>> START STORED DATA
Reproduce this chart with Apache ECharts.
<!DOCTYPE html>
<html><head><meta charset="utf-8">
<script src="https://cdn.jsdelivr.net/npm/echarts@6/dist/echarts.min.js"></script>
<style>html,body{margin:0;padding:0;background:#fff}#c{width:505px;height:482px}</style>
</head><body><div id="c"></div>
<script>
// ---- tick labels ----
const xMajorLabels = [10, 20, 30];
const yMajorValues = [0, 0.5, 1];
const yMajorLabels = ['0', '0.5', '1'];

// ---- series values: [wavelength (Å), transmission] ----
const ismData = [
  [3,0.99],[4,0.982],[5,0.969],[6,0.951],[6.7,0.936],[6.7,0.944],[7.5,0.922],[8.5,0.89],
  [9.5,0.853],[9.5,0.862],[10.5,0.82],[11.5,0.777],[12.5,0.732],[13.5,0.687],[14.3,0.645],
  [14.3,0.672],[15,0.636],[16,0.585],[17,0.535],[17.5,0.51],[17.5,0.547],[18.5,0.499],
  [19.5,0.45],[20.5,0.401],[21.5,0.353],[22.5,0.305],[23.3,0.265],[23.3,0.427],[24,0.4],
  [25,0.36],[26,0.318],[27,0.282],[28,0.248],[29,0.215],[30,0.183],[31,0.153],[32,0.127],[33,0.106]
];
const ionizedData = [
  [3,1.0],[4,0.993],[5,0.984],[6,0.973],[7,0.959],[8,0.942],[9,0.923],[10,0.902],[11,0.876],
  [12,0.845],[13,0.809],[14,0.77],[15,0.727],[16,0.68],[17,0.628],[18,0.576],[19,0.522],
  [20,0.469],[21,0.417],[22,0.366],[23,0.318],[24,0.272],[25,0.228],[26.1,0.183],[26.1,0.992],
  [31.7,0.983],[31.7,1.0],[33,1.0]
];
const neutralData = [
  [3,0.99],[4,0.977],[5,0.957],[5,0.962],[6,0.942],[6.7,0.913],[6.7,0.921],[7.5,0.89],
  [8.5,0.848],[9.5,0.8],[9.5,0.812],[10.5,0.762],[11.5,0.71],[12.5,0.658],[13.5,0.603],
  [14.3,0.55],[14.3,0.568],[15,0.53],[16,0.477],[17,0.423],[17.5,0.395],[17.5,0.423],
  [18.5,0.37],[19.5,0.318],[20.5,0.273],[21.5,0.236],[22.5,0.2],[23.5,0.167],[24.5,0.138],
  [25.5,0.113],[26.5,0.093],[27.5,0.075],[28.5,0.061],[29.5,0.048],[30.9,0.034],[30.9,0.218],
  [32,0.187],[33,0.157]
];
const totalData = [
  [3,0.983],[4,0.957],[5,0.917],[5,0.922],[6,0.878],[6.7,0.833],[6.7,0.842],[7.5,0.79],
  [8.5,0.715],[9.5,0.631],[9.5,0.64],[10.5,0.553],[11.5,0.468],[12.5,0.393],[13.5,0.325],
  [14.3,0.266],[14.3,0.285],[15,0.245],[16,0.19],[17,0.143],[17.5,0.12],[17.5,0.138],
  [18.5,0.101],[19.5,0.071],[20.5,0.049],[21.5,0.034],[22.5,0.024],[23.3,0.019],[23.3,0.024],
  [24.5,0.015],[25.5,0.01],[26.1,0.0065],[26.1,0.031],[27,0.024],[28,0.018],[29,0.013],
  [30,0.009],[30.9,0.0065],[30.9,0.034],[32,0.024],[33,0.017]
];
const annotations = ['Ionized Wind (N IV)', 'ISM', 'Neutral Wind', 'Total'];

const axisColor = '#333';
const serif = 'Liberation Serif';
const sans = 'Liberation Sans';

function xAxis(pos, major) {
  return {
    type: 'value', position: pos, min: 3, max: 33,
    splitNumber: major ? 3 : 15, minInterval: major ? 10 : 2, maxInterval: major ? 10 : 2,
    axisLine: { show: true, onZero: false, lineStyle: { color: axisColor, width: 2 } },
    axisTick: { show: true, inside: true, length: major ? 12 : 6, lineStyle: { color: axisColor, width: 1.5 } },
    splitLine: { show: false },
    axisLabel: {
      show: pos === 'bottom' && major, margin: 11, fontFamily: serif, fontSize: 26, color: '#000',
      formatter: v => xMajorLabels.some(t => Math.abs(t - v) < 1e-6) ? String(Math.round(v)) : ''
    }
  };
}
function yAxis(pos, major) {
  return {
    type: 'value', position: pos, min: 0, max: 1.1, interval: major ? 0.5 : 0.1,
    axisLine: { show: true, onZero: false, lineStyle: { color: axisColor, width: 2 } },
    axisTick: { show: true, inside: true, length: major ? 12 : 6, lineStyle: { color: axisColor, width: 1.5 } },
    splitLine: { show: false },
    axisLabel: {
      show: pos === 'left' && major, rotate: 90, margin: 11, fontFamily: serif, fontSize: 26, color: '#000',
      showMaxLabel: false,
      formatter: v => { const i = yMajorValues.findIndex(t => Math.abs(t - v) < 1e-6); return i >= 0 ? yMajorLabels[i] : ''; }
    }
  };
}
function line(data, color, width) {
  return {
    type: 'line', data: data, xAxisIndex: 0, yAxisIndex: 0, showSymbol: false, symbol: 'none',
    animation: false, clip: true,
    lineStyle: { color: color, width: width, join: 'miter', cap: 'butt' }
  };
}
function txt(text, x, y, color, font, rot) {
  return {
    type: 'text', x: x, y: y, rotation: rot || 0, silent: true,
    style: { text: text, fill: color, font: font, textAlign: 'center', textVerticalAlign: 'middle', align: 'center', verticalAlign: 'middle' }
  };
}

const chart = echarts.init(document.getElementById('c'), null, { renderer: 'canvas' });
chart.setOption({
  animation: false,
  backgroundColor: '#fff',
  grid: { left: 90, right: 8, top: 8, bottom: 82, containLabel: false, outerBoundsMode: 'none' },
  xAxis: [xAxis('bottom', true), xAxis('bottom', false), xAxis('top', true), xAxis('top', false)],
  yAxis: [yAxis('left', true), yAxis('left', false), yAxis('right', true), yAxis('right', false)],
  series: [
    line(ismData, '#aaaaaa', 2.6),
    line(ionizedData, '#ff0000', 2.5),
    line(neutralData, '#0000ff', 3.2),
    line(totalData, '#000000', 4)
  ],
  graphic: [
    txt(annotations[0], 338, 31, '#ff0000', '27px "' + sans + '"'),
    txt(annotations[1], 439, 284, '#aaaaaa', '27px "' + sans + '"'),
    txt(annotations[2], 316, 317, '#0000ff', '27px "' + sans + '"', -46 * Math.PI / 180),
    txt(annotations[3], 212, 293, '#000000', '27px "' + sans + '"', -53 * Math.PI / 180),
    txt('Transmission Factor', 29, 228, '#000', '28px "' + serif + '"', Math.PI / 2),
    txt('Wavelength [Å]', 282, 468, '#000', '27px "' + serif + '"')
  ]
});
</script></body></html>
>> END STORED DATA
**DO THIS:**
Type out all of the material again, word for word.

**OUTPUT FOR THIS EXERCISE:**
Reproduce this chart with Apache ECharts.
<!DOCTYPE html>
<html><head><meta charset="utf-8">
<script src="https://cdn.jsdelivr.net/npm/echarts@6/dist/echarts.min.js"></script>
<style>html,body{margin:0;padding:0;background:#fff}#c{width:505px;height:482px}</style>
</head><body><div id="c"></div>
<script>
// ---- tick labels ----
const xMajorLabels = [10, 20, 30];
const yMajorValues = [0, 0.5, 1];
const yMajorLabels = ['0', '0.5', '1'];

// ---- series values: [wavelength (Å), transmission] ----
const ismData = [
  [3,0.99],[4,0.982],[5,0.969],[6,0.951],[6.7,0.936],[6.7,0.944],[7.5,0.922],[8.5,0.89],
  [9.5,0.853],[9.5,0.862],[10.5,0.82],[11.5,0.777],[12.5,0.732],[13.5,0.687],[14.3,0.645],
  [14.3,0.672],[15,0.636],[16,0.585],[17,0.535],[17.5,0.51],[17.5,0.547],[18.5,0.499],
  [19.5,0.45],[20.5,0.401],[21.5,0.353],[22.5,0.305],[23.3,0.265],[23.3,0.427],[24,0.4],
  [25,0.36],[26,0.318],[27,0.282],[28,0.248],[29,0.215],[30,0.183],[31,0.153],[32,0.127],[33,0.106]
];
const ionizedData = [
  [3,1.0],[4,0.993],[5,0.984],[6,0.973],[7,0.959],[8,0.942],[9,0.923],[10,0.902],[11,0.876],
  [12,0.845],[13,0.809],[14,0.77],[15,0.727],[16,0.68],[17,0.628],[18,0.576],[19,0.522],
  [20,0.469],[21,0.417],[22,0.366],[23,0.318],[24,0.272],[25,0.228],[26.1,0.183],[26.1,0.992],
  [31.7,0.983],[31.7,1.0],[33,1.0]
];
const neutralData = [
  [3,0.99],[4,0.977],[5,0.957],[5,0.962],[6,0.942],[6.7,0.913],[6.7,0.921],[7.5,0.89],
  [8.5,0.848],[9.5,0.8],[9.5,0.812],[10.5,0.762],[11.5,0.71],[12.5,0.658],[13.5,0.603],
  [14.3,0.55],[14.3,0.568],[15,0.53],[16,0.477],[17,0.423],[17.5,0.395],[17.5,0.423],
  [18.5,0.37],[19.5,0.318],[20.5,0.273],[21.5,0.236],[22.5,0.2],[23.5,0.167],[24.5,0.138],
  [25.5,0.113],[26.5,0.093],[27.5,0.075],[28.5,0.061],[29.5,0.048],[30.9,0.034],[30.9,0.218],
  [32,0.187],[33,0.157]
];
const totalData = [
  [3,0.983],[4,0.957],[5,0.917],[5,0.922],[6,0.878],[6.7,0.833],[6.7,0.842],[7.5,0.79],
  [8.5,0.715],[9.5,0.631],[9.5,0.64],[10.5,0.553],[11.5,0.468],[12.5,0.393],[13.5,0.325],
  [14.3,0.266],[14.3,0.285],[15,0.245],[16,0.19],[17,0.143],[17.5,0.12],[17.5,0.138],
  [18.5,0.101],[19.5,0.071],[20.5,0.049],[21.5,0.034],[22.5,0.024],[23.3,0.019],[23.3,0.024],
  [24.5,0.015],[25.5,0.01],[26.1,0.0065],[26.1,0.031],[27,0.024],[28,0.018],[29,0.013],
  [30,0.009],[30.9,0.0065],[30.9,0.034],[32,0.024],[33,0.017]
];
const annotations = ['Ionized Wind (N IV)', 'ISM', 'Neutral Wind', 'Total'];

const axisColor = '#333';
const serif = 'Liberation Serif';
const sans = 'Liberation Sans';

function xAxis(pos, major) {
  return {
    type: 'value', position: pos, min: 3, max: 33,
    splitNumber: major ? 3 : 15, minInterval: major ? 10 : 2, maxInterval: major ? 10 : 2,
    axisLine: { show: true, onZero: false, lineStyle: { color: axisColor, width: 2 } },
    axisTick: { show: true, inside: true, length: major ? 12 : 6, lineStyle: { color: axisColor, width: 1.5 } },
    splitLine: { show: false },
    axisLabel: {
      show: pos === 'bottom' && major, margin: 11, fontFamily: serif, fontSize: 26, color: '#000',
      formatter: v => xMajorLabels.some(t => Math.abs(t - v) < 1e-6) ? String(Math.round(v)) : ''
    }
  };
}
function yAxis(pos, major) {
  return {
    type: 'value', position: pos, min: 0, max: 1.1, interval: major ? 0.5 : 0.1,
    axisLine: { show: true, onZero: false, lineStyle: { color: axisColor, width: 2 } },
    axisTick: { show: true, inside: true, length: major ? 12 : 6, lineStyle: { color: axisColor, width: 1.5 } },
    splitLine: { show: false },
    axisLabel: {
      show: pos === 'left' && major, rotate: 90, margin: 11, fontFamily: serif, fontSize: 26, color: '#000',
      showMaxLabel: false,
      formatter: v => { const i = yMajorValues.findIndex(t => Math.abs(t - v) < 1e-6); return i >= 0 ? yMajorLabels[i] : ''; }
    }
  };
}
function line(data, color, width) {
  return {
    type: 'line', data: data, xAxisIndex: 0, yAxisIndex: 0, showSymbol: false, symbol: 'none',
    animation: false, clip: true,
    lineStyle: { color: color, width: width, join: 'miter', cap: 'butt' }
  };
}
function txt(text, x, y, color, font, rot) {
  return {
    type: 'text', x: x, y: y, rotation: rot || 0, silent: true,
    style: { text: text, fill: color, font: font, textAlign: 'center', textVerticalAlign: 'middle', align: 'center', verticalAlign: 'middle' }
  };
}

const chart = echarts.init(document.getElementById('c'), null, { renderer: 'canvas' });
chart.setOption({
  animation: false,
  backgroundColor: '#fff',
  grid: { left: 90, right: 8, top: 8, bottom: 82, containLabel: false, outerBoundsMode: 'none' },
  xAxis: [xAxis('bottom', true), xAxis('bottom', false), xAxis('top', true), xAxis('top', false)],
  yAxis: [yAxis('left', true), yAxis('left', false), yAxis('right', true), yAxis('right', false)],
  series: [
    line(ismData, '#aaaaaa', 2.6),
    line(ionizedData, '#ff0000', 2.5),
    line(neutralData, '#0000ff', 3.2),
    line(totalData, '#000000', 4)
  ],
  graphic: [
    txt(annotations[0], 338, 31, '#ff0000', '27px "' + sans + '"'),
    txt(annotations[1], 439, 284, '#aaaaaa', '27px "' + sans + '"'),
    txt(annotations[2], 316, 317, '#0000ff', '27px "' + sans + '"', -46 * Math.PI / 180),
    txt(annotations[3], 212, 293, '#000000', '27px "' + sans + '"', -53 * Math.PI / 180),
    txt('Transmission Factor', 29, 228, '#000', '28px "' + serif + '"', Math.PI / 2),
    txt('Wavelength [Å]', 282, 468, '#000', '27px "' + serif + '"')
  ]
});
</script></body></html>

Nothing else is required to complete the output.